Please leave an uplifting message. 
Tell us how you stop your head dragging you away from where you are…

lots of love,

73 thoughts on “Mindful Wednesday – Making Mind-Photo Memories !

  1. Good morning Barbara,Dave and Steve the photos are beautiful. Steve I thank you …. Next time I have one of my horrible panic attacks I'm going to try your put myself somewhere nice and focus on that rather than the attack! Meanwhile enjoy your holiday x

    1. Hi Isobel. a dear friend suffers as you do with panic attacks and she has found that forcing herself to imagine herself sitting on a lovely hot beach just watching the sea flowing in and out really helps her. The ebb and flow of the water also help steady her breathing. The best thing is that she says it is getting easier each time and her attacks are getting less severe and further apart! Would that be a place you might like to go? Maybe try and give it a go if it is. I wish you well. Take care x

  2. Hello Barb, what stunning pictures, amazing views. And well done Steve on getting you back on track, something to use going forward in my life. I normally go into the garden if I can, or read a page or two of a book, but also my craft is such a release when I am stressed. Enjoy your holiday, lovely memories with very special guys. Bx

  3. Oh Barb, such a beautiful place – such a shame not to be able to fully enjoy it because of niggles

    If I want to 'turn my head off' I occupy my hands; make a teddy; paint; bake; chop wood etc. Or I go into 'Grandma's space ship and go wherever I want – or I 'furnish' inside the spaceship with wonderful inventions. Can Steve or Dave do cat's cradle?
    Love
    Maggie
    xx

  4. Hello Barbara

    How lovely that you and Steve have similar outlooks on life. You must be very close.

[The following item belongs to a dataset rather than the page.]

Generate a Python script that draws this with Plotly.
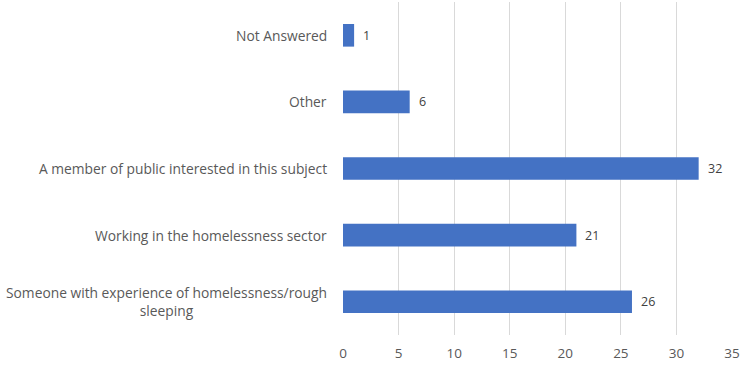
import plotly.graph_objects as go

categories = [
    "Not Answered",
    "Other",
    "A member of public interested in this subject",
    "Working in the homelessness sector",
    "Someone with experience of homelessness/rough<br>sleeping",
]
values = [1, 6, 32, 21, 26]
x_ticks = [0, 5, 10, 15, 20, 25, 30, 35]

FONT = "Open Sans"
GRAY = "#595959"

fig = go.Figure()
fig.add_trace(go.Bar(
    x=values,
    y=list(range(len(categories))),
    orientation="h",
    width=0.34,
    marker=dict(color="#4472C4", line=dict(width=0)),
    hoverinfo="skip",
))

annotations = []
for i, (c, v) in enumerate(zip(categories, values)):
    annotations.append(dict(
        x=0, xref="paper", y=i, yref="y", text=c, showarrow=False,
        xanchor="right", yanchor="middle", align="center", xshift=-14,
        font=dict(family=FONT, size=13.8, color=GRAY),
    ))
    annotations.append(dict(
        x=v, xref="x", y=i, yref="y", text=str(v), showarrow=False,
        xanchor="left", yanchor="middle", xshift=7,
        font=dict(family=FONT, size=12.5, color="#404040"),
    ))

fig.update_layout(
    width=741, height=365,
    margin=dict(l=343, r=9, t=2, b=30),
    plot_bgcolor="white", paper_bgcolor="white",
    showlegend=False,
    annotations=annotations,
    xaxis=dict(
        range=[0, 35], tickvals=x_ticks, ticktext=[str(t) for t in x_ticks],
        showgrid=True, gridcolor="#D9D9D9", gridwidth=1, zeroline=False,
        showline=False, ticks="", ticklabelstandoff=8,
        tickfont=dict(family=FONT, size=13.5, color=GRAY), fixedrange=True,
    ),
    yaxis=dict(
        range=[4.5, -0.5], showticklabels=False, showgrid=False,
        zeroline=False, showline=False, ticks="", fixedrange=True,
    ),
)

fig.write_html("out.html")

    I am really struggling at the moment. I try your mindfulness techniques but at the moment they are not working. The light at the end of the tunnel keeps going out.

    Love
    Roz.x

    1. Keep trying, never give up, even if the light at the end of the tunnel is not the one you would like, never give up trying. And try Steve's technique, it will help you to escape in your head and feel better inside for a wee bit. Take care xx

  5. That sounds like a really powerful technique, I will definitely try Steves idea. The Grand Canyon is on my list of places to explore but your road trip sounds like such a daring thing to do. Maybe one day x

  6. Hello Barb. I once sang to the Grand Canyon as I found it so beautiful. Singing is so good for you and requires lots of concentration to do it properly and remembering a song keeps you in the right place. Give it a go. A special song for a special place can work magic. Enjoy your loved ones and the time you have and the adventures ahead! Xx Margaret Col.

  7. Sorry those naughty gremlins sneaked on to your holiday but glad Steve had the magic to banish them. I agree with Maggie C that singing can help focus you in the moment although it is not a popular choice with my friends.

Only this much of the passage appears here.